Set exercise.
Word for word, print each line of the listing below; pictures stay out.

>> begin Recorded data

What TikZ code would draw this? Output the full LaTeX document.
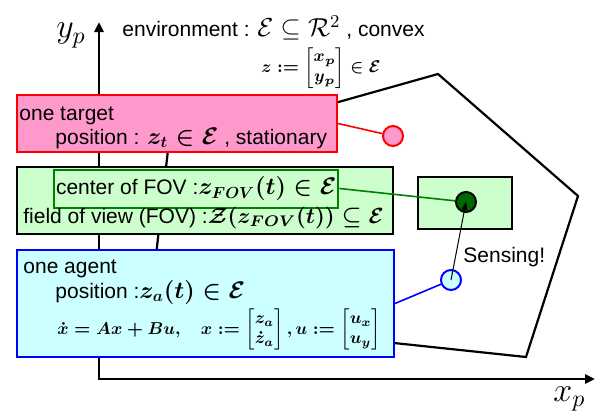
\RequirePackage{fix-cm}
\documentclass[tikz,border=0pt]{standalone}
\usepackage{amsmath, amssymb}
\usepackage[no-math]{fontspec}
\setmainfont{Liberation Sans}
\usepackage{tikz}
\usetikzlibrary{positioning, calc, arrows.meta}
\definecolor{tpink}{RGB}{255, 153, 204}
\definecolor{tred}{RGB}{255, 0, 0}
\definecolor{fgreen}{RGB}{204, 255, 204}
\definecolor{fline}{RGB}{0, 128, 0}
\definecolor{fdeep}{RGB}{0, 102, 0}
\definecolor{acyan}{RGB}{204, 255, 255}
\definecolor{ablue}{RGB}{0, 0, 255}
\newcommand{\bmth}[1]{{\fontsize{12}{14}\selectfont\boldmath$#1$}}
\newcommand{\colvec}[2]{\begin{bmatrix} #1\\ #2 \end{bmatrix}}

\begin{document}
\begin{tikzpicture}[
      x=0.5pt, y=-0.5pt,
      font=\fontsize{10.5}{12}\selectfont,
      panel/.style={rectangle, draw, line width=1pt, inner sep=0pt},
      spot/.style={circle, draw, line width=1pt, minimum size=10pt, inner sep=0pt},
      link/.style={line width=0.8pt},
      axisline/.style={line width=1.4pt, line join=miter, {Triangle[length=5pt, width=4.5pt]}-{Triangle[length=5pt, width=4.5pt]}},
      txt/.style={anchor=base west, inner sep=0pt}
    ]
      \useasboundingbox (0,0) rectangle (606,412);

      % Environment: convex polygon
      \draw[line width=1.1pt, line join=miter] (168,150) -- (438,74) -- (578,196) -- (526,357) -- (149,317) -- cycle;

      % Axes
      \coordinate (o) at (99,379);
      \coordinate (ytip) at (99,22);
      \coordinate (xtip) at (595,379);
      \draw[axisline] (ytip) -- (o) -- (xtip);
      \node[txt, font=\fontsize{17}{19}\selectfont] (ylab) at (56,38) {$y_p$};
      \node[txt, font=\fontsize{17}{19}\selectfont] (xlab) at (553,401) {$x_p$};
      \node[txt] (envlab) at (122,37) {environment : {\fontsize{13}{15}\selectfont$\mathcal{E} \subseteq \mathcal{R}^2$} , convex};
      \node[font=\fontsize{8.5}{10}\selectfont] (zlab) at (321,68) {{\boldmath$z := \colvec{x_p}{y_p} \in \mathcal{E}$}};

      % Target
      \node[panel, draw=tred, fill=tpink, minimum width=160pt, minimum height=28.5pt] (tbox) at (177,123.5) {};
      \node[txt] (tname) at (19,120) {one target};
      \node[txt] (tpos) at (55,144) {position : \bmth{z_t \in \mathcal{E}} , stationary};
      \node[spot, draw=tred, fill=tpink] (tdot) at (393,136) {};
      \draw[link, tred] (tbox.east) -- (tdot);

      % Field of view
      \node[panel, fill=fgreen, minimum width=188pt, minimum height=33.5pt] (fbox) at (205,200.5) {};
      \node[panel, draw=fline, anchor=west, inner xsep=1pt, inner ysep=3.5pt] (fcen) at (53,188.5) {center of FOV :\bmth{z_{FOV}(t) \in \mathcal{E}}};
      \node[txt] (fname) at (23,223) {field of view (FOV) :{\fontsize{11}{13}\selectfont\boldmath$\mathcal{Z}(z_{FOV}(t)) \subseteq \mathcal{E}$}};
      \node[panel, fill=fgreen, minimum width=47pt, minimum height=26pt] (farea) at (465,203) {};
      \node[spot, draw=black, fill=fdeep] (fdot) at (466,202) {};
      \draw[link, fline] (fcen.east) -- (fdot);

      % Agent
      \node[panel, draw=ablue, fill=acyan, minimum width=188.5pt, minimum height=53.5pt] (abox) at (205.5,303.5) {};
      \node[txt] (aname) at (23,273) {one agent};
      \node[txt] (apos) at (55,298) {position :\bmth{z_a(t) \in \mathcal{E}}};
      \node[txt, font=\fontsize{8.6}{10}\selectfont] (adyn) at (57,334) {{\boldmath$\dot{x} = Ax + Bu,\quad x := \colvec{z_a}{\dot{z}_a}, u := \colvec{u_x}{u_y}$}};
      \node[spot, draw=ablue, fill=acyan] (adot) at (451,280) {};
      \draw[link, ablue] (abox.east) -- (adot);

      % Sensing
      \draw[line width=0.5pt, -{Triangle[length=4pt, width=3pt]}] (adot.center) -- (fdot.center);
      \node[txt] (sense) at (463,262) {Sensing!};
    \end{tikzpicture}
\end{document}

>> end Recorded data

Worked solution.
What TikZ code would draw this? Output the full LaTeX document.
\RequirePackage{fix-cm}
\documentclass[tikz,border=0pt]{standalone}
\usepackage{amsmath, amssymb}
\usepackage[no-math]{fontspec}
\setmainfont{Liberation Sans}
\usepackage{tikz}
\usetikzlibrary{positioning, calc, arrows.meta}
\definecolor{tpink}{RGB}{255, 153, 204}
\definecolor{tred}{RGB}{255, 0, 0}
\definecolor{fgreen}{RGB}{204, 255, 204}
\definecolor{fline}{RGB}{0, 128, 0}
\definecolor{fdeep}{RGB}{0, 102, 0}
\definecolor{acyan}{RGB}{204, 255, 255}
\definecolor{ablue}{RGB}{0, 0, 255}
\newcommand{\bmth}[1]{{\fontsize{12}{14}\selectfont\boldmath$#1$}}
\newcommand{\colvec}[2]{\begin{bmatrix} #1\\ #2 \end{bmatrix}}

\begin{document}
\begin{tikzpicture}[
      x=0.5pt, y=-0.5pt,
      font=\fontsize{10.5}{12}\selectfont,
      panel/.style={rectangle, draw, line width=1pt, inner sep=0pt},
      spot/.style={circle, draw, line width=1pt, minimum size=10pt, inner sep=0pt},
      link/.style={line width=0.8pt},
      axisline/.style={line width=1.4pt, line join=miter, {Triangle[length=5pt, width=4.5pt]}-{Triangle[length=5pt, width=4.5pt]}},
      txt/.style={anchor=base west, inner sep=0pt}
    ]
      \useasboundingbox (0,0) rectangle (606,412);

      % Environment: convex polygon
      \draw[line width=1.1pt, line join=miter] (168,150) -- (438,74) -- (578,196) -- (526,357) -- (149,317) -- cycle;

      % Axes
      \coordinate (o) at (99,379);
      \coordinate (ytip) at (99,22);
      \coordinate (xtip) at (595,379);
      \draw[axisline] (ytip) -- (o) -- (xtip);
      \node[txt, font=\fontsize{17}{19}\selectfont] (ylab) at (56,38) {$y_p$};
      \node[txt, font=\fontsize{17}{19}\selectfont] (xlab) at (553,401) {$x_p$};
      \node[txt] (envlab) at (122,37) {environment : {\fontsize{13}{15}\selectfont$\mathcal{E} \subseteq \mathcal{R}^2$} , convex};
      \node[font=\fontsize{8.5}{10}\selectfont] (zlab) at (321,68) {{\boldmath$z := \colvec{x_p}{y_p} \in \mathcal{E}$}};

      % Target
      \node[panel, draw=tred, fill=tpink, minimum width=160pt, minimum height=28.5pt] (tbox) at (177,123.5) {};
      \node[txt] (tname) at (19,120) {one target};
      \node[txt] (tpos) at (55,144) {position : \bmth{z_t \in \mathcal{E}} , stationary};
      \node[spot, draw=tred, fill=tpink] (tdot) at (393,136) {};
      \draw[link, tred] (tbox.east) -- (tdot);

      % Field of view
      \node[panel, fill=fgreen, minimum width=188pt, minimum height=33.5pt] (fbox) at (205,200.5) {};
      \node[panel, draw=fline, anchor=west, inner xsep=1pt, inner ysep=3.5pt] (fcen) at (53,188.5) {center of FOV :\bmth{z_{FOV}(t) \in \mathcal{E}}};
      \node[txt] (fname) at (23,223) {field of view (FOV) :{\fontsize{11}{13}\selectfont\boldmath$\mathcal{Z}(z_{FOV}(t)) \subseteq \mathcal{E}$}};
      \node[panel, fill=fgreen, minimum width=47pt, minimum height=26pt] (farea) at (465,203) {};
      \node[spot, draw=black, fill=fdeep] (fdot) at (466,202) {};
      \draw[link, fline] (fcen.east) -- (fdot);

      % Agent
      \node[panel, draw=ablue, fill=acyan, minimum width=188.5pt, minimum height=53.5pt] (abox) at (205.5,303.5) {};
      \node[txt] (aname) at (23,273) {one agent};
      \node[txt] (apos) at (55,298) {position :\bmth{z_a(t) \in \mathcal{E}}};
      \node[txt, font=\fontsize{8.6}{10}\selectfont] (adyn) at (57,334) {{\boldmath$\dot{x} = Ax + Bu,\quad x := \colvec{z_a}{\dot{z}_a}, u := \colvec{u_x}{u_y}$}};
      \node[spot, draw=ablue, fill=acyan] (adot) at (451,280) {};
      \draw[link, ablue] (abox.east) -- (adot);

      % Sensing
      \draw[line width=0.5pt, -{Triangle[length=4pt, width=3pt]}] (adot.center) -- (fdot.center);
      \node[txt] (sense) at (463,262) {Sensing!};
    \end{tikzpicture}
\end{document}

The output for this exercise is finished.